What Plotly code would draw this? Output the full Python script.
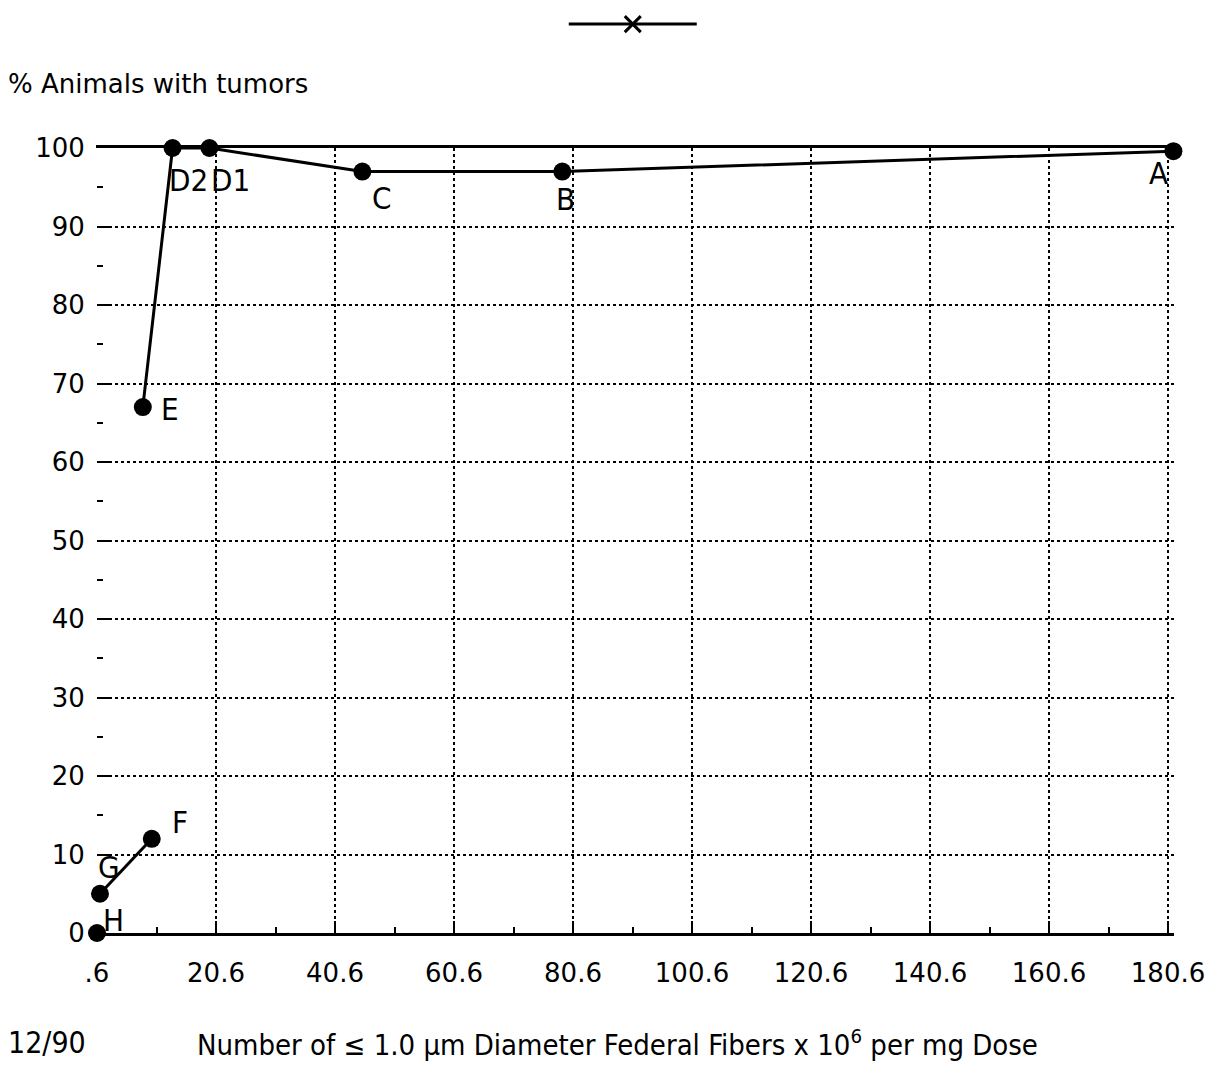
import plotly.graph_objects as go

# Data
point_labels = ["E", "D2", "D1", "C", "B", "A"]
upper_x = [8.3, 13.3, 19.5, 45.2, 78.8, 181.5]
upper_y = [67, 100, 100, 97, 97, 99.6]

lower_labels = ["G", "F"]
lower_x = [1.1, 9.8]
lower_y = [5, 12]

h_label = ["H"]
h_x = [0.6]
h_y = [0]

# label offsets in pixels (style), relative to marker centre
upper_label_dx = [27, 16, 21, 19, 3, -15]
upper_label_dy = [-2, -32, -32, -26, -27, -22]
lower_label_dx = [9, 28]
lower_label_dy = [27, 17]
h_label_dx = [16]
h_label_dy = [13]

x_tickvals = [0.6, 20.6, 40.6, 60.6, 80.6, 100.6, 120.6, 140.6, 160.6, 180.6]
x_ticktext = [".6", "20.6", "40.6", "60.6", "80.6", "100.6", "120.6", "140.6", "160.6", "180.6"]
x_minor = [10.6, 30.6, 50.6, 70.6, 90.6, 110.6, 130.6, 150.6, 170.6]

FONT = "DejaVu Sans"
NARROW = "Liberation Sans Narrow, DejaVu Sans Condensed, Arial Narrow, DejaVu Sans"
BLACK = "black"

fig = go.Figure()

fig.add_trace(go.Scatter(
    x=upper_x, y=upper_y, mode="lines+markers",
    line=dict(color=BLACK, width=3),
    marker=dict(color=BLACK, size=18),
    cliponaxis=False, showlegend=False))

fig.add_trace(go.Scatter(
    x=lower_x, y=lower_y, mode="lines+markers",
    line=dict(color=BLACK, width=3),
    marker=dict(color=BLACK, size=18),
    cliponaxis=False, showlegend=False))

fig.add_trace(go.Scatter(
    x=h_x, y=h_y, mode="markers",
    marker=dict(color=BLACK, size=18),
    cliponaxis=False, showlegend=False))

# Legend-only entry (line with x marker, no name)
fig.add_trace(go.Scatter(
    x=[None], y=[None], mode="lines+markers", name="",
    line=dict(color=BLACK, width=3),
    marker=dict(symbol="x-thin", size=17, color=BLACK, line=dict(width=3, color=BLACK)),
    showlegend=True))

annotations = []
for labels, xs, ys, dxs, dys in [
    (point_labels, upper_x, upper_y, upper_label_dx, upper_label_dy),
    (lower_labels, lower_x, lower_y, lower_label_dx, lower_label_dy),
    (h_label, h_x, h_y, h_label_dx, h_label_dy),
]:
    for t, x, y, dx, dy in zip(labels, xs, ys, dxs, dys):
        annotations.append(dict(
            text=t, x=x, y=y, xref="x", yref="y", showarrow=False,
            xanchor="center", yanchor="middle", xshift=dx, yshift=dy,
            font=dict(family=NARROW, size=31, color=BLACK)))

annotations += [
    dict(text="% Animals with tumors", xref="paper", yref="paper",
         x=-0.0845, y=1.082, xanchor="left", yanchor="middle", showarrow=False,
         font=dict(family=FONT, size=26, color=BLACK)),
    dict(text="12/90", xref="paper", yref="paper",
         x=-0.0845, y=-0.14, xanchor="left", yanchor="middle", showarrow=False,
         font=dict(family=NARROW, size=30, color=BLACK)),
    dict(text="Number of ≤ 1.0 µm Diameter Federal Fibers x 10<sup>6</sup> per mg Dose",
         xref="paper", yref="paper",
         x=0.0909, y=-0.14, xanchor="left", yanchor="middle", showarrow=False,
         font=dict(family=NARROW, size=29, color=BLACK)),
]

fig.update_layout(
    width=1217, height=1069,
    margin=dict(l=97, r=39, t=148, b=136),
    paper_bgcolor="white", plot_bgcolor="white",
    font=dict(family=FONT, size=24, color=BLACK),
    showlegend=True,
    legend=dict(orientation="h", x=0.522, xanchor="center", xref="container",
                y=0.991, yanchor="top", yref="container",
                itemwidth=128, font=dict(size=12),
                bgcolor="rgba(0,0,0,0)"),
    xaxis=dict(
        range=[0.6, 181.6],
        tickmode="array", tickvals=x_tickvals, ticktext=x_ticktext,
        ticks="inside", ticklen=12, tickwidth=2, tickcolor=BLACK,
        minor=dict(tickmode="array", tickvals=x_minor, ticks="inside", ticklen=6,
                   tickwidth=2, tickcolor=BLACK, showgrid=False),
        showline=True, linewidth=3, linecolor=BLACK, mirror=True,
        showgrid=True, gridcolor=BLACK, griddash="dot", gridwidth=1.5,
        zeroline=False, ticklabelstandoff=15,
        tickfont=dict(family=FONT, size=26, color=BLACK),
    ),
    yaxis=dict(
        range=[0, 100],
        tickmode="linear", tick0=0, dtick=10,
        ticks="inside", ticklen=14, tickwidth=2, tickcolor=BLACK,
        minor=dict(dtick=5, ticks="inside", ticklen=6, tickwidth=2, tickcolor=BLACK,
                   showgrid=False),
        showline=True, linecolor="rgba(0,0,0,0)", linewidth=1,
        showgrid=True, gridcolor=BLACK, griddash="dot", gridwidth=1.5,
        zeroline=False, ticklabelstandoff=6,
        tickfont=dict(family=FONT, size=26, color=BLACK),
    ),
    annotations=annotations,
)

fig.write_html("out.html")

» **Job**
Restate, line by line and word for word, everything from the top of the material through the line that contains "fig = go.Figure()". Leave pictures out.

» **Reply**
What Plotly code would draw this? Output the full Python script.
import plotly.graph_objects as go

# Data
point_labels = ["E", "D2", "D1", "C", "B", "A"]
upper_x = [8.3, 13.3, 19.5, 45.2, 78.8, 181.5]
upper_y = [67, 100, 100, 97, 97, 99.6]

lower_labels = ["G", "F"]
lower_x = [1.1, 9.8]
lower_y = [5, 12]

h_label = ["H"]
h_x = [0.6]
h_y = [0]

# label offsets in pixels (style), relative to marker centre
upper_label_dx = [27, 16, 21, 19, 3, -15]
upper_label_dy = [-2, -32, -32, -26, -27, -22]
lower_label_dx = [9, 28]
lower_label_dy = [27, 17]
h_label_dx = [16]
h_label_dy = [13]

x_tickvals = [0.6, 20.6, 40.6, 60.6, 80.6, 100.6, 120.6, 140.6, 160.6, 180.6]
x_ticktext = [".6", "20.6", "40.6", "60.6", "80.6", "100.6", "120.6", "140.6", "160.6", "180.6"]
x_minor = [10.6, 30.6, 50.6, 70.6, 90.6, 110.6, 130.6, 150.6, 170.6]

FONT = "DejaVu Sans"
NARROW = "Liberation Sans Narrow, DejaVu Sans Condensed, Arial Narrow, DejaVu Sans"
BLACK = "black"

fig = go.Figure()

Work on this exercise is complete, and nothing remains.